Member states currently contribute only 24% of the body’s budget, with foreign donors, including the World Bank, the European Commission and developed countries contributing the rest.
South Africa’s contribution in 2015/16 was one of the biggest from a single country at just over $33m (R472.45m), but it is unclear what its portion would be according to this formula. A well-informed source said South Africa would be able to pay this through the Southern African Customs Union, just like countries in other regions would pay their contributions through their customs unions, but the new formula meant a rise in South Africa’s contribution.

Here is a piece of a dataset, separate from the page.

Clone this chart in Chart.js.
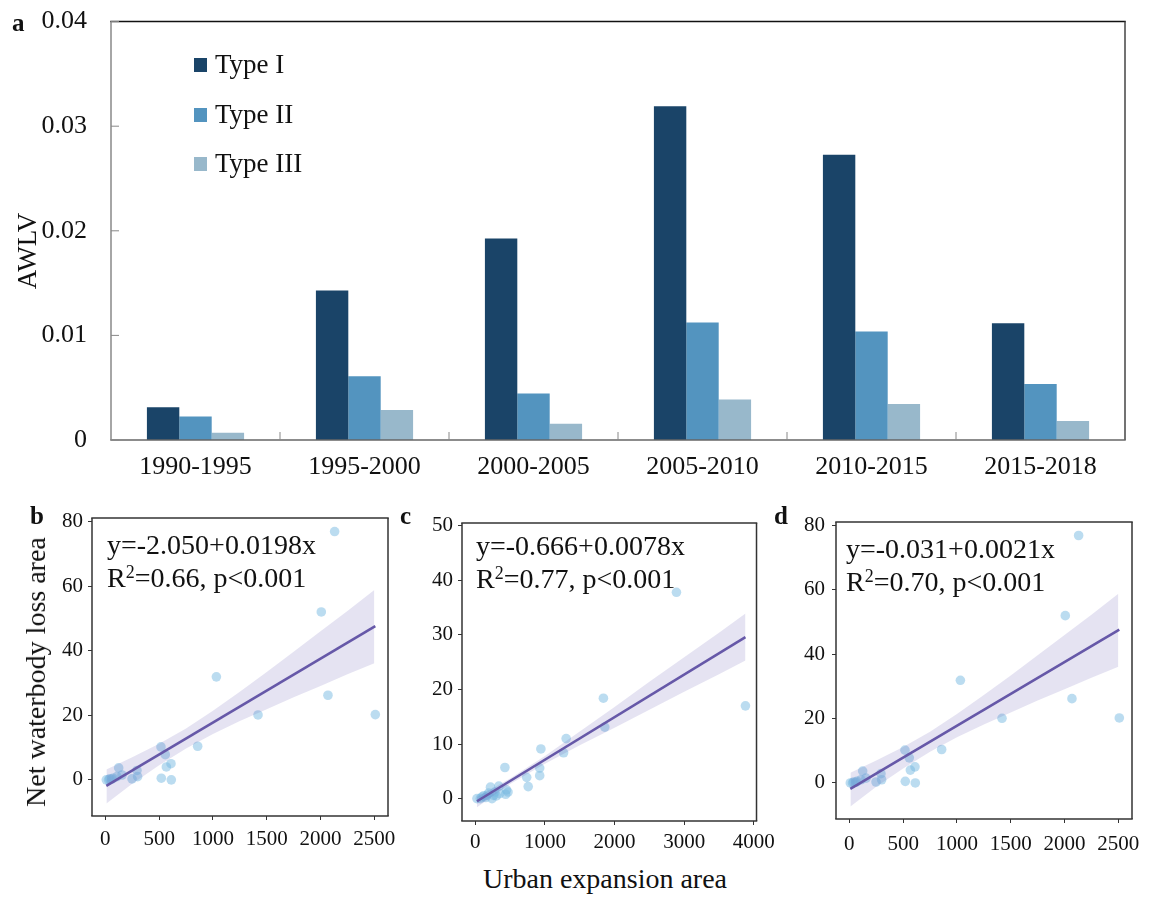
<!DOCTYPE html>
<html>
<head>
<meta charset="utf-8">
<script src="https://cdn.jsdelivr.net/npm/chart.js@4.4.1/dist/chart.umd.min.js"></script>
<style>
  html, body { margin: 0; padding: 0; background: #fff; }
  body { width: 1157px; height: 898px; position: relative; overflow: hidden;
         font-family: "Liberation Serif", "Times New Roman", serif; color: #111; }
  canvas { position: absolute; }
  .eq { position: absolute; white-space: nowrap; font-size: 28px; line-height: 32.5px; }
  .tag { position: absolute; font-weight: bold; font-size: 25px; line-height: 28px; }
  .rot { position: absolute; white-space: nowrap; transform: translate(-50%, -50%) rotate(-90deg); }
  .leg { position: absolute; white-space: nowrap; font-size: 27px; line-height: 30px; padding-left: 21px; }
  .leg i { position: absolute; left: 0; top: 9px; width: 13px; height: 14px; }
  sup { font-size: 0.64em; vertical-align: 0.5em; line-height: 0; }
</style>
</head>
<body>
<canvas id="ca" width="1157" height="508" style="left:0;top:-18px"></canvas>
<canvas id="cb" width="420" height="370" style="left:0;top:490px"></canvas>
<canvas id="cc" width="360" height="370" style="left:420px;top:490px"></canvas>
<canvas id="cd" width="367" height="370" style="left:790px;top:490px"></canvas>

<div class="tag" style="left:12px;top:9px">a</div>
<div class="tag" style="left:30px;top:502px">b</div>
<div class="tag" style="left:400px;top:502px">c</div>
<div class="tag" style="left:774px;top:502px">d</div>

<div class="rot" style="left:27px;top:251px;font-size:27px;line-height:27px">AWLV</div>
<div class="rot" style="left:36px;top:672px;font-size:28px;line-height:28px">Net waterbody loss area</div>
<div class="eq" style="left:0;width:1210px;text-align:center;top:863px">Urban expansion area</div>

<div class="eq" style="left:107px;top:529px">y=-2.050+0.0198x<br>R<sup>2</sup>=0.66, p&lt;0.001</div>
<div class="eq" style="left:476px;top:530px">y=-0.666+0.0078x<br>R<sup>2</sup>=0.77, p&lt;0.001</div>
<div class="eq" style="left:846px;top:533px">y=-0.031+0.0021x<br>R<sup>2</sup>=0.70, p&lt;0.001</div>

<div id="legendA"></div>

<script>
// ---- panel a: AWLV by period and type ----
const periods = ['1990-1995', '1995-2000', '2000-2005', '2005-2010', '2010-2015', '2015-2018'];
const typeI   = [0.00314, 0.01429, 0.01927, 0.0319, 0.02727, 0.01117];
const typeII  = [0.00225, 0.0061, 0.00444, 0.01124, 0.01038, 0.00536];
const typeIII = [0.0007, 0.00286, 0.00156, 0.00387, 0.00343, 0.00181];
const awlvTicks = [0, 0.01, 0.02, 0.03, 0.04];

// ---- panels b and d: net waterbody loss vs urban expansion ----
const urbanBD = [2131, 2007, 1032, 2069, 1419, 2509, 858, 517, 557, 610, 567, 520, 613, 124, 248, 300, 294, 9, 30, 40, 60, 71, 108, 155];
const lossBD  = [76.9, 52.0, 31.9, 26.2, 20.1, 20.2, 10.4, 10.2, 7.8, 5.0, 4.0, 0.5, 0.0, 3.7, 0.3, 1.0, 2.9, 0.0, 0.0, 0.3, 0.2, 0.5, 1.0, 1.5];
const bandXBD  = [10, 250, 500, 750, 1000, 1250, 1500, 1750, 2000, 2250, 2500];
const bandUpBD = [3.2, 7.0, 11.2, 15.9, 21.4, 27.3, 33.4, 39.7, 46.0, 52.3, 58.8];
const bandLoBD = [-7.3, -1.2, 4.5, 9.7, 14.2, 18.2, 21.9, 25.6, 29.1, 32.7, 36.1];
const xTicksBD = [0, 500, 1000, 1500, 2000, 2500];
const yTicksBD = [0, 20, 40, 60, 80];

// ---- panel c ----
const urbanC = [2889, 3880, 1840, 1860, 1305, 1268, 942, 925, 925, 738, 760, 425, 470, 436, 448, 338, 218, 240, 302, 168, 96, 24, 263, 72, 120, 191, 150, 280, 350];
const lossC  = [37.8, 17.0, 18.4, 13.1, 11.0, 8.4, 9.1, 5.6, 4.2, 3.9, 2.2, 5.7, 1.2, 0.8, 1.6, 2.3, 2.1, 0.0, 0.5, 0.6, 0.3, 0.0, 0.6, 0.0, 0.5, 1.0, 0.2, 1.2, 0.9];
const bandXC  = [24, 500, 1000, 1500, 2000, 2500, 3000, 3500, 3880];
const bandUpC = [0.3, 3.7, 7.8, 12.3, 16.8, 21.4, 25.9, 30.4, 33.9];
const bandLoC = [-1.6, 2.7, 6.4, 9.8, 13.0, 16.3, 19.6, 22.8, 25.3];
const xTicksC = [0, 1000, 2000, 3000, 4000];
const yTicksC = [0, 10, 20, 30, 40, 50];

// fitted lines: [intercept, slope] and the x span they cover
const fitB = [-2.050, 0.0198];
const fitC = [-0.666, 0.0078];
const spanBD = [9, 2509];
const spanC  = [24, 3880];

const SERIF = '"Liberation Serif", "Times New Roman", serif';
const colors = ['#1a4468', '#5394bf', '#98b8cb'];

// frame around the plot area plus optional inward tick marks
const framePlugin = {
  id: 'frame',
  afterDraw(chart, args, o) {
    const { ctx, chartArea: { left, top, right, bottom } } = chart;
    const seg = (c, w, x1, y1, x2, y2) => {
      ctx.strokeStyle = c; ctx.lineWidth = w;
      ctx.beginPath(); ctx.moveTo(x1, y1); ctx.lineTo(x2, y2); ctx.stroke();
    };
    ctx.save();
    const w = o.lineWidth || 1.5;
    seg(o.top, w, left - w / 2, top, right + w / 2, top);
    seg(o.right, w, right, top, right, bottom);
    seg(o.bottom, w, left - w / 2, bottom, right + w / 2, bottom);
    seg(o.left, w, left, top, left, bottom);
    if (o.innerTicks) {
      const xs = chart.scales.x, ys = chart.scales.y, len = o.innerTicks;
      ys.ticks.forEach((t, i) => {
        const y = ys.getPixelForTick(i);
        seg(o.tickColor, 1, left, y, left + len, y);
      });
      for (let i = 0; i < xs.ticks.length - 1; i++) {
        const x = (xs.getPixelForTick(i) + xs.getPixelForTick(i + 1)) / 2;
        seg(o.tickColor, 1, x, bottom, x, bottom - len);
      }
    }
    ctx.restore();
  }
};

// ---- bar chart ----
const chartA = new Chart(document.getElementById('ca'), {
  type: 'bar',
  data: {
    labels: periods,
    datasets: [
      { label: 'Type I', data: typeI, backgroundColor: colors[0] },
      { label: 'Type II', data: typeII, backgroundColor: colors[1] },
      { label: 'Type III', data: typeIII, backgroundColor: colors[2] }
    ]
  },
  options: {
    responsive: false, animation: false, events: [],
    datasets: { bar: { categoryPercentage: 0.575, barPercentage: 1.0, borderWidth: 0 } },
    layout: { padding: { left: 0, top: 2, right: 32, bottom: 10 } },
    plugins: {
      legend: { display: false }, tooltip: { enabled: false },
      frame: { top: '#111', right: '#444', bottom: '#666', left: '#888', lineWidth: 1.5, innerTicks: 8, tickColor: '#888' }
    },
    scales: {
      x: {
        grid: { display: false, drawTicks: false }, border: { display: false },
        ticks: { color: '#111', font: { family: SERIF, size: 26 }, padding: 12, maxRotation: 0, autoSkip: false },
        afterFit: s => { s.height = 40; }
      },
      y: {
        min: 0, max: 0.04,
        grid: { display: false, drawTicks: false }, border: { display: false },
        afterBuildTicks: s => { s.ticks = awlvTicks.map(v => ({ value: v })); },
        ticks: { color: '#111', font: { family: SERIF, size: 26 }, padding: 24, callback: v => String(v) },
        afterFit: s => { s.width = 111; }
      }
    }
  },
  plugins: [framePlugin]
});

// legend rows built from the bar datasets
const legendBox = document.getElementById('legendA');
chartA.data.datasets.forEach((ds, i) => {
  const row = document.createElement('div');
  row.className = 'leg';
  row.style.left = '194px';
  row.style.top = (49.2 + i * 49.3) + 'px';
  const sw = document.createElement('i');
  sw.style.background = ds.backgroundColor;
  row.appendChild(sw);
  row.appendChild(document.createTextNode(ds.label));
  legendBox.appendChild(row);
});

// ---- scatter panels ----
const toPts = (xs, ys) => xs.map((x, i) => ({ x, y: ys[i] }));
const fitLine = (coef, span) => span.map(x => ({ x, y: coef[0] + coef[1] * x }));

function scatterPanel(id, cfg) {
  return new Chart(document.getElementById(id), {
    type: 'scatter',
    data: {
      datasets: [
        { data: cfg.line, showLine: true, borderColor: '#6658a8', borderWidth: 2.6, pointRadius: 0, order: 0 },
        { data: cfg.up, showLine: true, borderWidth: 0, borderColor: 'rgba(0,0,0,0)', pointRadius: 0,
          fill: '+1', backgroundColor: 'rgba(110,100,185,0.18)', order: 1 },
        { data: cfg.lo, showLine: true, borderWidth: 0, borderColor: 'rgba(0,0,0,0)', pointRadius: 0, order: 1 },
        { data: cfg.pts, pointRadius: 4.8, backgroundColor: 'rgba(120,185,225,0.5)', borderWidth: 0, order: 2 }
      ]
    },
    options: {
      responsive: false, animation: false, events: [],
      layout: { padding: cfg.pad },
      plugins: {
        legend: { display: false }, tooltip: { enabled: false },
        frame: { top: '#333', right: '#333', bottom: '#333', left: '#333', lineWidth: 1.5 }
      },
      scales: {
        x: {
          type: 'linear', min: cfg.xr[0], max: cfg.xr[1],
          grid: { display: true, drawOnChartArea: false, drawTicks: true, tickLength: 4, color: '#333' },
          border: { display: false },
          afterBuildTicks: s => { s.ticks = cfg.xt.map(v => ({ value: v })); },
          ticks: { color: '#111', font: { family: SERIF, size: 21 }, padding: cfg.xPad, maxRotation: 0, autoSkip: false,
                   callback: v => String(v) },
          afterFit: s => { s.height = cfg.xH; }
        },
        y: {
          type: 'linear', min: cfg.yr[0], max: cfg.yr[1],
          grid: { display: true, drawOnChartArea: false, drawTicks: true, tickLength: 4, color: '#333' },
          border: { display: false },
          afterBuildTicks: s => { s.ticks = cfg.yt.map(v => ({ value: v })); },
          ticks: { color: '#111', font: { family: SERIF, size: 21 }, padding: cfg.yPad, callback: v => String(v) },
          afterFit: s => { s.width = cfg.yW; }
        }
      }
    },
    plugins: [framePlugin]
  });
}

const lineB = fitLine(fitB, spanBD);
// panel d re-plots the panel b observations, fitted line and band included
const lineD = lineB;

scatterPanel('cb', {
  pts: toPts(urbanBD, lossBD), up: toPts(bandXBD, bandUpBD), lo: toPts(bandXBD, bandLoBD), line: lineB,
  xr: [-124, 2627], yr: [-11.2, 81.1], xt: xTicksBD, yt: yTicksBD,
  pad: { left: 0, top: 28, right: 32, bottom: 4 }, yW: 92, xH: 40, xPad: 7, yPad: 5
});
scatterPanel('cc', {
  pts: toPts(urbanC, lossC), up: toPts(bandXC, bandUpC), lo: toPts(bandXC, bandLoC), line: fitLine(fitC, spanC),
  xr: [-191, 4039], yr: [-4.1, 50.5], xt: xTicksC, yt: yTicksC,
  pad: { left: 0, top: 33, right: 22, bottom: 4 }, yW: 42, xH: 35, xPad: 5, yPad: 5
});
scatterPanel('cd', {
  pts: toPts(urbanBD, lossBD), up: toPts(bandXBD, bandUpBD), lo: toPts(bandXBD, bandLoBD), line: lineD,
  xr: [-124, 2627], yr: [-11.2, 81.1], xt: xTicksBD, yt: yTicksBD,
  pad: { left: 0, top: 32, right: 25, bottom: 4 }, yW: 46, xH: 37, xPad: 9, yPad: 7
});
</script>
</body>
</html>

Rwanda’s finance minister Claver Gatete told journalists at the summit on Sunday that “there have been a number of models that were discussed in the past, but this time the heads of state were determined to adopt a model so that there are no more discussions”.
The matter has been dragging on for a number of years, with countries failing to agree on adopting a $2 per stay hotel levy and a $10 per flight air ticket levy, as well as SMS levies, as suggested in a report by former Nigerian president Olesegun Obasanjo.
Smaller countries complained that this could affect their tourism industries and economies negatively.
Default on payment
Gatete said the AU’s aim was to fund all of its activities, 75% of the AU Commission’s programmes and 25% of peacekeeping on the continent, with $65m (R930m) going to each of the continent’s five regions.
Peace operations could range depending on the conflict.
Gatete said the current model was chosen because it “will give (the AU) even more money than we are currently generating. It will be predictable, it will be very easy, it will be collected by the revenue authorities in our countries, and it will be in an account opened in a central bank, and the money will be disbursed from that”.
He said the previous proportionally indexed GDP-based formula presented problems because some countries defaulted or delayed payment, which “affected the functioning of the AU”.
Under the new model, states would be sanctioned for not paying their contributions.
At the opening of the AU heads of state summit on Sunday, leaders praised the AU and its outgoing chairperson, Nkosazana Dlamini-Zuma, for adopting the new proposals.
Dlamini-Zuma said the adoption of the new funding guidelines was a “historic landmark decision”.
She told leaders: “You took an unprecedented leap forward for African self-reliance and dignity. We congratulate you for this bold and visionary leadership that you have shown.”